====== DATA SECTION
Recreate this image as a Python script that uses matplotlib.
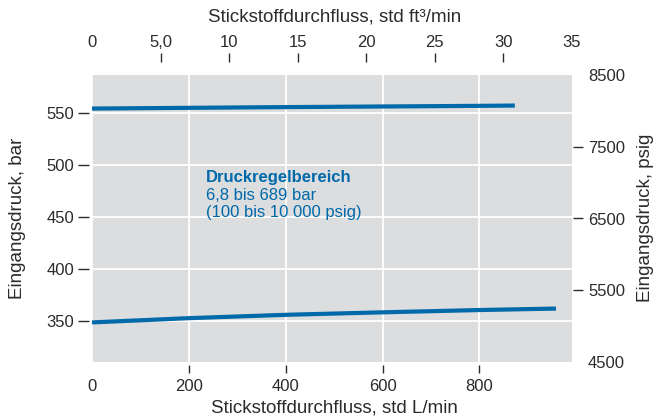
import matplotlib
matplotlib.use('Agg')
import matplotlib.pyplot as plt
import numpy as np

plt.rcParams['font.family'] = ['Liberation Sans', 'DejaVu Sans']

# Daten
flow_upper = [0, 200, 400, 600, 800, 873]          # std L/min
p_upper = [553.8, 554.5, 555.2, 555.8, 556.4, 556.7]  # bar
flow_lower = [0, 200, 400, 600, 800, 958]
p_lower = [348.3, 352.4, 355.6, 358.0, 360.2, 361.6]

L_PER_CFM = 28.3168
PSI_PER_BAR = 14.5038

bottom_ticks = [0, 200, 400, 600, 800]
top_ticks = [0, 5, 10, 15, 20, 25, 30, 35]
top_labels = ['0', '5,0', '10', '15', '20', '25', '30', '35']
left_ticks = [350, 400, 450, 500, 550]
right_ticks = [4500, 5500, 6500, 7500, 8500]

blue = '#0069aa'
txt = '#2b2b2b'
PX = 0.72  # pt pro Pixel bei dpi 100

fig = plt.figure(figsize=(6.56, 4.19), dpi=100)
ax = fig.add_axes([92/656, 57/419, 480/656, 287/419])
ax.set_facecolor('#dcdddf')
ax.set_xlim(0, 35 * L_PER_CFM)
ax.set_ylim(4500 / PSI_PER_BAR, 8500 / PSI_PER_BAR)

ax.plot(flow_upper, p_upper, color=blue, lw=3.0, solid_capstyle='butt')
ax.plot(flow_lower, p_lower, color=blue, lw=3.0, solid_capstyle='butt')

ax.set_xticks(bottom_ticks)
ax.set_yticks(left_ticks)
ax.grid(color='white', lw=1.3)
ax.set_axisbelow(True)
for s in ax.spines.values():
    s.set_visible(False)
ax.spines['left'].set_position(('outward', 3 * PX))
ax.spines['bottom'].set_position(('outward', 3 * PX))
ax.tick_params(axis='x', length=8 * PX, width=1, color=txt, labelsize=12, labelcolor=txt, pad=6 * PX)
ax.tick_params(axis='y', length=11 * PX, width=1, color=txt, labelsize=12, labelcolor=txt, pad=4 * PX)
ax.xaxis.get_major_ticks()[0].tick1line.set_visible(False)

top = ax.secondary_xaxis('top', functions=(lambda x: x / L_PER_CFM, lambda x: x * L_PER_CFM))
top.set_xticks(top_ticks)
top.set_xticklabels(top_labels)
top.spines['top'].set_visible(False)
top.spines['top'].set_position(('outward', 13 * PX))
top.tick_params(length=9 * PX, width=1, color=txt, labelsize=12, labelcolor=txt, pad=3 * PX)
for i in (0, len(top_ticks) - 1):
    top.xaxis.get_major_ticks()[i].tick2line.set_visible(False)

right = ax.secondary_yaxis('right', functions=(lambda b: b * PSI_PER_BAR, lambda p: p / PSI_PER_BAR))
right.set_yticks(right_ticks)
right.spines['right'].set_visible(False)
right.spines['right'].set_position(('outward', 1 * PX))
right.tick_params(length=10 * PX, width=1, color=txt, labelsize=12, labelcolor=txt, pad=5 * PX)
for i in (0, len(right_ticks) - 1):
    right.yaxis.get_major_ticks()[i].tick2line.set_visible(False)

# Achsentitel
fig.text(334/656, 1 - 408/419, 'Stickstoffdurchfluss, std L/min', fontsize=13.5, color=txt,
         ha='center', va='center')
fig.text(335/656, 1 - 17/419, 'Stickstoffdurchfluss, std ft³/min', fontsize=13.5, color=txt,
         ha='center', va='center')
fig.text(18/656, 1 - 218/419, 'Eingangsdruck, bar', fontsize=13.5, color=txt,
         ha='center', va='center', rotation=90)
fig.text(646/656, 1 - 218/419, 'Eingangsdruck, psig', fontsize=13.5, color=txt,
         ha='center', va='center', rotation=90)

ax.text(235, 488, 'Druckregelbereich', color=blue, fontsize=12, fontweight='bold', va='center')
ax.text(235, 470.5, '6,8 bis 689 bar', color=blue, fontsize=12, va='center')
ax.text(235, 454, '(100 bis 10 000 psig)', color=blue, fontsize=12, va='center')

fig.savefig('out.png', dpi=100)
============
Retype the whole listing, keeping every line identical and omitting all pictures.

**EXERCISE OUTPUT**
Recreate this image as a Python script that uses matplotlib.
import matplotlib
matplotlib.use('Agg')
import matplotlib.pyplot as plt
import numpy as np

plt.rcParams['font.family'] = ['Liberation Sans', 'DejaVu Sans']

# Daten
flow_upper = [0, 200, 400, 600, 800, 873]          # std L/min
p_upper = [553.8, 554.5, 555.2, 555.8, 556.4, 556.7]  # bar
flow_lower = [0, 200, 400, 600, 800, 958]
p_lower = [348.3, 352.4, 355.6, 358.0, 360.2, 361.6]

L_PER_CFM = 28.3168
PSI_PER_BAR = 14.5038

bottom_ticks = [0, 200, 400, 600, 800]
top_ticks = [0, 5, 10, 15, 20, 25, 30, 35]
top_labels = ['0', '5,0', '10', '15', '20', '25', '30', '35']
left_ticks = [350, 400, 450, 500, 550]
right_ticks = [4500, 5500, 6500, 7500, 8500]

blue = '#0069aa'
txt = '#2b2b2b'
PX = 0.72  # pt pro Pixel bei dpi 100

fig = plt.figure(figsize=(6.56, 4.19), dpi=100)
ax = fig.add_axes([92/656, 57/419, 480/656, 287/419])
ax.set_facecolor('#dcdddf')
ax.set_xlim(0, 35 * L_PER_CFM)
ax.set_ylim(4500 / PSI_PER_BAR, 8500 / PSI_PER_BAR)

ax.plot(flow_upper, p_upper, color=blue, lw=3.0, solid_capstyle='butt')
ax.plot(flow_lower, p_lower, color=blue, lw=3.0, solid_capstyle='butt')

ax.set_xticks(bottom_ticks)
ax.set_yticks(left_ticks)
ax.grid(color='white', lw=1.3)
ax.set_axisbelow(True)
for s in ax.spines.values():
    s.set_visible(False)
ax.spines['left'].set_position(('outward', 3 * PX))
ax.spines['bottom'].set_position(('outward', 3 * PX))
ax.tick_params(axis='x', length=8 * PX, width=1, color=txt, labelsize=12, labelcolor=txt, pad=6 * PX)
ax.tick_params(axis='y', length=11 * PX, width=1, color=txt, labelsize=12, labelcolor=txt, pad=4 * PX)
ax.xaxis.get_major_ticks()[0].tick1line.set_visible(False)

top = ax.secondary_xaxis('top', functions=(lambda x: x / L_PER_CFM, lambda x: x * L_PER_CFM))
top.set_xticks(top_ticks)
top.set_xticklabels(top_labels)
top.spines['top'].set_visible(False)
top.spines['top'].set_position(('outward', 13 * PX))
top.tick_params(length=9 * PX, width=1, color=txt, labelsize=12, labelcolor=txt, pad=3 * PX)
for i in (0, len(top_ticks) - 1):
    top.xaxis.get_major_ticks()[i].tick2line.set_visible(False)

right = ax.secondary_yaxis('right', functions=(lambda b: b * PSI_PER_BAR, lambda p: p / PSI_PER_BAR))
right.set_yticks(right_ticks)
right.spines['right'].set_visible(False)
right.spines['right'].set_position(('outward', 1 * PX))
right.tick_params(length=10 * PX, width=1, color=txt, labelsize=12, labelcolor=txt, pad=5 * PX)
for i in (0, len(right_ticks) - 1):
    right.yaxis.get_major_ticks()[i].tick2line.set_visible(False)

# Achsentitel
fig.text(334/656, 1 - 408/419, 'Stickstoffdurchfluss, std L/min', fontsize=13.5, color=txt,
         ha='center', va='center')
fig.text(335/656, 1 - 17/419, 'Stickstoffdurchfluss, std ft³/min', fontsize=13.5, color=txt,
         ha='center', va='center')
fig.text(18/656, 1 - 218/419, 'Eingangsdruck, bar', fontsize=13.5, color=txt,
         ha='center', va='center', rotation=90)
fig.text(646/656, 1 - 218/419, 'Eingangsdruck, psig', fontsize=13.5, color=txt,
         ha='center', va='center', rotation=90)

ax.text(235, 488, 'Druckregelbereich', color=blue, fontsize=12, fontweight='bold', va='center')
ax.text(235, 470.5, '6,8 bis 689 bar', color=blue, fontsize=12, va='center')
ax.text(235, 454, '(100 bis 10 000 psig)', color=blue, fontsize=12, va='center')

fig.savefig('out.png', dpi=100)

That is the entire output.